## Directions for this task
Taking the data below, please print only the lines from the line holding "Output the component" to the line holding "Chart.register(...registerables);", inclusive, with pictures omitted.

## Listed records

********

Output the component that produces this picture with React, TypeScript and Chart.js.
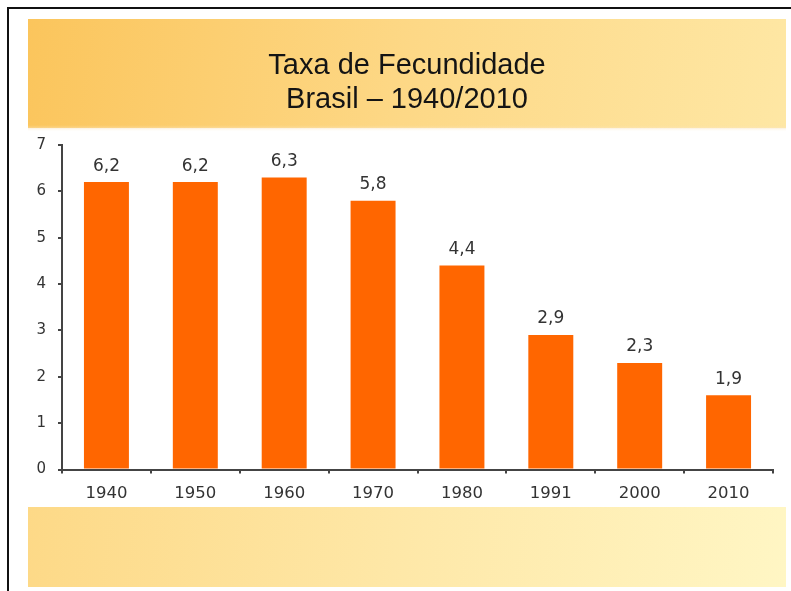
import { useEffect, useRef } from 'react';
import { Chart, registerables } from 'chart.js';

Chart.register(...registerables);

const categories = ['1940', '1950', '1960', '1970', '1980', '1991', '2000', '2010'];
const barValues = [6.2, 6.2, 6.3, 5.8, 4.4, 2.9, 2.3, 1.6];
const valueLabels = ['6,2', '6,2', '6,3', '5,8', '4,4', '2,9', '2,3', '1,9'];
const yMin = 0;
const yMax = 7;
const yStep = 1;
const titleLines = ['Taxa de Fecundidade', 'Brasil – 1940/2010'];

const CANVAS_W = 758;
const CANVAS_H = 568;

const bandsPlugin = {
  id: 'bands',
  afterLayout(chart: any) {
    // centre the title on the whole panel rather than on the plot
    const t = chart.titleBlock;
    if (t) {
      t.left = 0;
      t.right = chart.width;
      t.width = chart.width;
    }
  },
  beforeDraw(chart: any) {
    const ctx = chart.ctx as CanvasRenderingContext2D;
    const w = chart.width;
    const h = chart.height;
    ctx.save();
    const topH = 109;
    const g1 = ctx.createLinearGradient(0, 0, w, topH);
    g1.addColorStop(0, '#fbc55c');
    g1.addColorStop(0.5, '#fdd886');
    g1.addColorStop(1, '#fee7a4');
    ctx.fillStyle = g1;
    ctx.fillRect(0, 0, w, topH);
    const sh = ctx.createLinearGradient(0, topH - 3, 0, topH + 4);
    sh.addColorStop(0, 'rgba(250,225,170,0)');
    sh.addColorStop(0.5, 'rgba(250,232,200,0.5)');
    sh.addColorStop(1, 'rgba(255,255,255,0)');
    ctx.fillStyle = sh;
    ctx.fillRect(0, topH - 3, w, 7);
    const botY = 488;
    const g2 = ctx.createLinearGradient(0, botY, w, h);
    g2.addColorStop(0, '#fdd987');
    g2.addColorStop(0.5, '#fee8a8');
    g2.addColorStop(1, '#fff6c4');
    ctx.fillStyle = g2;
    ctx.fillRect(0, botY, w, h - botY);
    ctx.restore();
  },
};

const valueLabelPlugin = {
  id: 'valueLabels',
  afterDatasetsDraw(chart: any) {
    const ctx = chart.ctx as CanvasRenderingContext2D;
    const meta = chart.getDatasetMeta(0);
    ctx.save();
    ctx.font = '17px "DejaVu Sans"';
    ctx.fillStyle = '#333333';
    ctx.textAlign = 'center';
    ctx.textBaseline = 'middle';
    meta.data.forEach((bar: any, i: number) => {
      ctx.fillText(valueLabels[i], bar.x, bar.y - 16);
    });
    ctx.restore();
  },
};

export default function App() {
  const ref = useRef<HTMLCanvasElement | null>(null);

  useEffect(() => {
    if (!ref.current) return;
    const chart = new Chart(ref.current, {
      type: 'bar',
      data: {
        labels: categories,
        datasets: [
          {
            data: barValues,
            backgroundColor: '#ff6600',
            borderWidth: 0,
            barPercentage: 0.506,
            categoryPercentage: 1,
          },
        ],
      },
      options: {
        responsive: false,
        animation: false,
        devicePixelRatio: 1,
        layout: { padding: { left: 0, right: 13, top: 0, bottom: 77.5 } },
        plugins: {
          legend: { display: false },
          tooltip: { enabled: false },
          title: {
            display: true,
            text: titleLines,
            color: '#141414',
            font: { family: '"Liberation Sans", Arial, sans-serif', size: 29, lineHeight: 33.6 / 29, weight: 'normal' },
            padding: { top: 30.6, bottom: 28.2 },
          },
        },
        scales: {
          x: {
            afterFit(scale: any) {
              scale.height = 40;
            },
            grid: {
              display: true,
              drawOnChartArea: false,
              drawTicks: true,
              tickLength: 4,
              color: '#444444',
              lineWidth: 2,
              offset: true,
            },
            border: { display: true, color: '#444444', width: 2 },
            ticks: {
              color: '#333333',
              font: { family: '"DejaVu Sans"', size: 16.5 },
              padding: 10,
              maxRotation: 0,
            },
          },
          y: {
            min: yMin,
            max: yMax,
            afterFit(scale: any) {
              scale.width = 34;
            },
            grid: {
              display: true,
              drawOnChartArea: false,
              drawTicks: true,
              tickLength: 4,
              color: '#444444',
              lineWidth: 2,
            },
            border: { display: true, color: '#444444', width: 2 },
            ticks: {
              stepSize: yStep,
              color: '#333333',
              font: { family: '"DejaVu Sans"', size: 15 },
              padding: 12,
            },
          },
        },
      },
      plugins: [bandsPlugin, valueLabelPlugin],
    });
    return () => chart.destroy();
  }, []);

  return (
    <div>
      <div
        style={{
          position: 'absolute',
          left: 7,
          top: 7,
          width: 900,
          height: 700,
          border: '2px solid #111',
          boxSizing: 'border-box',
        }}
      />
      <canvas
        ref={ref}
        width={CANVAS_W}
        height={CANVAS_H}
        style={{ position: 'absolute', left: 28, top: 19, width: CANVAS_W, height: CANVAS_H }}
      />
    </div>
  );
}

********

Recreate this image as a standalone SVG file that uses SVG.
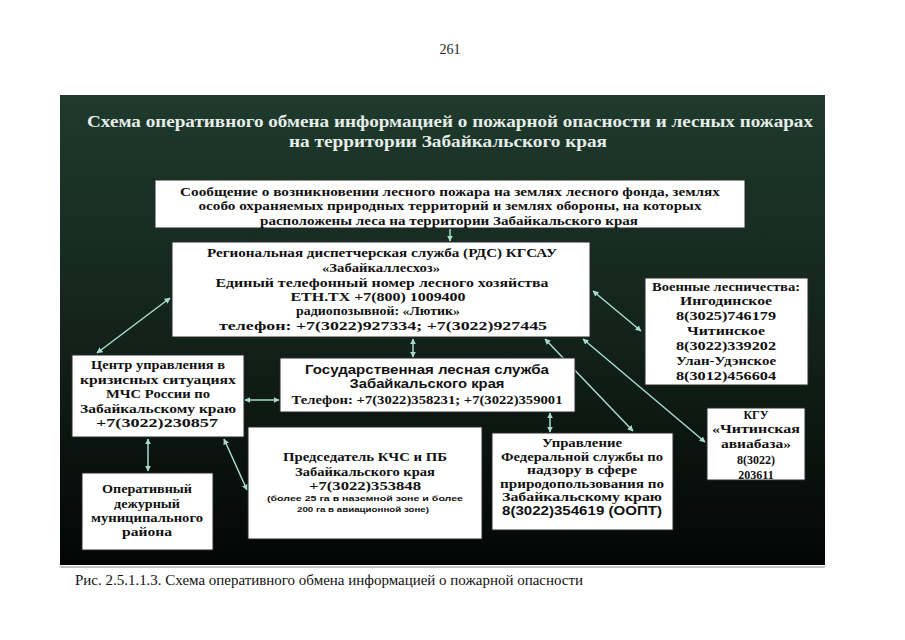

********

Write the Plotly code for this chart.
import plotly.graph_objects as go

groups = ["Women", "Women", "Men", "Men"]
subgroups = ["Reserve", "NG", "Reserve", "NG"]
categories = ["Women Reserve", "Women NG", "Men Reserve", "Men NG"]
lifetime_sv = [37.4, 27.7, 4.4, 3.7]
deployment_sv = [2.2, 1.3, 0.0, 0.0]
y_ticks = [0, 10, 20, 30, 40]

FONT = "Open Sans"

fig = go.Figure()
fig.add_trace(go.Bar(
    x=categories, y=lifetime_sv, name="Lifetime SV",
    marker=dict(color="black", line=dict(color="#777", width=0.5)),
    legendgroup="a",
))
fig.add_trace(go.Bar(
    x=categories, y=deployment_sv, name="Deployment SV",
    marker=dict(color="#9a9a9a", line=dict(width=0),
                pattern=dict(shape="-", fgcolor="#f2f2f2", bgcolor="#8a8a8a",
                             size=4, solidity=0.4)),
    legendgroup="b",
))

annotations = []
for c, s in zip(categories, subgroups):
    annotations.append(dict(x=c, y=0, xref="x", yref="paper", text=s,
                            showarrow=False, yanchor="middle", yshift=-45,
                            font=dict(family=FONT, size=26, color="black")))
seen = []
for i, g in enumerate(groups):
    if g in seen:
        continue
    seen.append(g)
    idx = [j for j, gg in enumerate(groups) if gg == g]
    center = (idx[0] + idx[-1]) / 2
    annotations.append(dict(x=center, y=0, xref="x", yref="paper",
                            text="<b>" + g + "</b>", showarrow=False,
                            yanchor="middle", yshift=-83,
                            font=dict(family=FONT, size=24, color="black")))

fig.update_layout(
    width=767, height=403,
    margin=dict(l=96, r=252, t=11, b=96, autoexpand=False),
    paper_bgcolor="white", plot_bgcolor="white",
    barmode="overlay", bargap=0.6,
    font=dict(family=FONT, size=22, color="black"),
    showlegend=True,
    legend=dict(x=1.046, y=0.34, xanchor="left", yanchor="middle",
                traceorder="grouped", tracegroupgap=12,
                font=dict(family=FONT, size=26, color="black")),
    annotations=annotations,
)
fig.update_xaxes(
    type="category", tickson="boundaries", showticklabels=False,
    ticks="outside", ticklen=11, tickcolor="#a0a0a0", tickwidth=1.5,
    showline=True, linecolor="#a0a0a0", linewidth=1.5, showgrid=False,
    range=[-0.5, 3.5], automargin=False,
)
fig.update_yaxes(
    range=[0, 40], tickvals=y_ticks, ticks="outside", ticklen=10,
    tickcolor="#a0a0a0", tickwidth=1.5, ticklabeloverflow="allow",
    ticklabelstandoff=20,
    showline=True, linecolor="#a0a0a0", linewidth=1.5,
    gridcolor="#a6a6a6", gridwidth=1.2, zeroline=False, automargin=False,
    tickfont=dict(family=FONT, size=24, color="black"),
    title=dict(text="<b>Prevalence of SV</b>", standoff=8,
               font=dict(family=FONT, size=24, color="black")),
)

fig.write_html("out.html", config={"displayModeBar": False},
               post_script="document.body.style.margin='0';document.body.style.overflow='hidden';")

********

## Completed task
Output the component that produces this picture with React, TypeScript and Chart.js.
import { useEffect, useRef } from 'react';
import { Chart, registerables } from 'chart.js';

Chart.register(...registerables);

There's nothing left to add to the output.